# Finite Verification of Infinite Families of Diagram Equations

**Authors:** Hector Miller-Bakewell (University of Oxford)

arXiv: 1904.00706 · 2020-05-04

## TL;DR

This paper introduces an algorithm that reduces infinite families of diagram equations with !-boxes in quantum graphical calculi to finite, verifiable subsets, enabling automated proof verification for complex quantum diagrams.

## Contribution

It presents the first algorithm for finite verification of infinite diagram families involving !-boxes, applicable to ZX, ZW, and ZH calculi, with broad potential for other languages.

## Key findings

- Algorithm successfully reduces infinite families to finite checks.
- Extends previous finite phase variable analysis to !-boxes.
- Enables proof assistants to verify complex quantum diagrams automatically.

## Abstract

The ZX, ZW and ZH calculi are all graphical calculi for reasoning about pure state qubit quantum mechanics. All of these languages use certain diagrammatic decorations, called !-boxes and phase variables, to indicate not just one diagram but an infinite family of diagrams.
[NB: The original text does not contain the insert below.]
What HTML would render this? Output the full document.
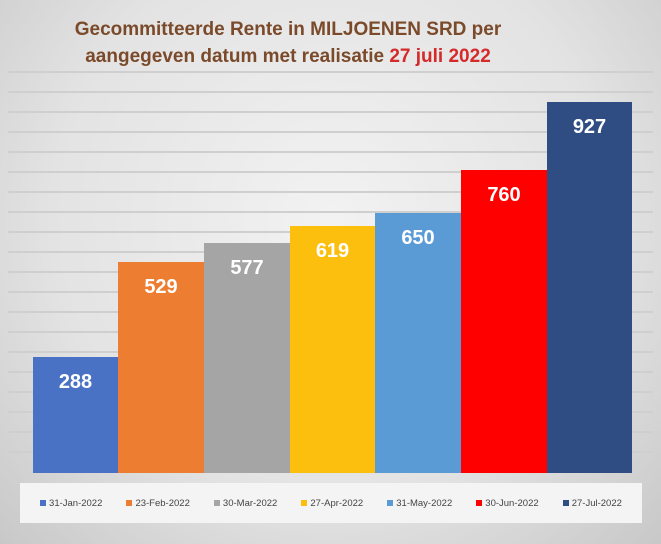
<!DOCTYPE html>
<html><head><style>
body{margin:0;width:661px;height:544px;overflow:hidden;font-family:"Liberation Sans",sans-serif;}
.bg{position:absolute;left:0;top:0;width:661px;height:544px;background:radial-gradient(ellipse at 50% 40%,#f2f2f2 0%,#e3e3e3 60%,#c8c8c8 100%);}
.title{position:absolute;left:0;width:576px;text-align:center;top:16px;font-weight:bold;font-size:19px;line-height:27px;color:#7a4a2a;}
.title span{color:#d42a2a}
.grid{position:absolute;left:8px;width:645px;height:2px;background:#cfcfcf;}
.bar{position:absolute;bottom:71px;}
.lab{position:absolute;width:100%;text-align:center;top:14px;color:#fff;font-weight:bold;font-size:20px;}
.leg{position:absolute;left:20px;top:483px;width:622px;height:40px;background:#f4f4f4;font-size:9.5px;color:#444;display:flex;align-items:center;justify-content:space-around;padding:0 8px;box-sizing:border-box}
.leg i{display:inline-block;width:6px;height:6px;margin-right:3px;vertical-align:middle}
</style></head><body>
<div class="bg"></div>
<div class="title">Gecommitteerde Rente in MILJOENEN SRD per<br>aangegeven datum met realisatie <span>27 juli 2022</span></div>
<div class="grid" style="top:71px"></div>
<div class="grid" style="top:91px"></div>
<div class="grid" style="top:111px"></div>
<div class="grid" style="top:131px"></div>
<div class="grid" style="top:151px"></div>
<div class="grid" style="top:171px"></div>
<div class="grid" style="top:191px"></div>
<div class="grid" style="top:211px"></div>
<div class="grid" style="top:231px"></div>
<div class="grid" style="top:251px"></div>
<div class="grid" style="top:271px"></div>
<div class="grid" style="top:291px"></div>
<div class="grid" style="top:311px"></div>
<div class="grid" style="top:331px"></div>
<div class="grid" style="top:351px"></div>
<div class="grid" style="top:371px"></div>
<div class="grid" style="top:391px"></div>
<div class="grid" style="top:411px"></div>
<div class="grid" style="top:431px"></div>
<div class="grid" style="top:451px"></div>
<div class="bar" style="left:33px;width:85px;height:116px;background:#4a72c4"><div class="lab">288</div></div>
<div class="bar" style="left:118px;width:86px;height:211px;background:#ec7d31"><div class="lab">529</div></div>
<div class="bar" style="left:204px;width:86px;height:230px;background:#a5a5a5"><div class="lab">577</div></div>
<div class="bar" style="left:290px;width:85px;height:247px;background:#fcbf0e"><div class="lab">619</div></div>
<div class="bar" style="left:375px;width:86px;height:260px;background:#5b9bd5"><div class="lab">650</div></div>
<div class="bar" style="left:461px;width:86px;height:303px;background:#ff0000"><div class="lab">760</div></div>
<div class="bar" style="left:547px;width:85px;height:371px;background:#2f4d82"><div class="lab">927</div></div>
<div class="leg">
<span><i style="background:#4a72c4"></i>31-Jan-2022</span>
<span><i style="background:#ec7d31"></i>23-Feb-2022</span>
<span><i style="background:#a5a5a5"></i>30-Mar-2022</span>
<span><i style="background:#fcbf0e"></i>27-Apr-2022</span>
<span><i style="background:#5b9bd5"></i>31-May-2022</span>
<span><i style="background:#ff0000"></i>30-Jun-2022</span>
<span><i style="background:#2f4d82"></i>27-Jul-2022</span>
</div>
</body></html>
These decorations are powerful enough to allow complete rulesets for these calculi to be expressed in around fifteen rules. Historically rules involving !-boxes have not been verifiable by computer. We present the first algorithm for reducing infinite families of equations involving !-boxes into finite verifying subsets. The only requirement for this method is a mild property on the connectivity of the !-boxes. Previous results had focussed on finite case analysis of phase variables in ZX, a result we also extend for ZW and ZH, as well as providing a general framework for further languages. The results presented here allow proof assistants to reduce infinite families of problems (involving combinations of phase variables and !-boxes) down to undecorated, case-by-case verification, in a way not previously possible. In particular we note the removal of the need to reason directly with !-boxes in verification tasks as something entirely new. This forms part of larger work in automated verification of quantum circuitry, conjecture synthesis, and diagrammatic languages in general. The methods described here extend to any diagrammatic languages that meet certain simple conditions.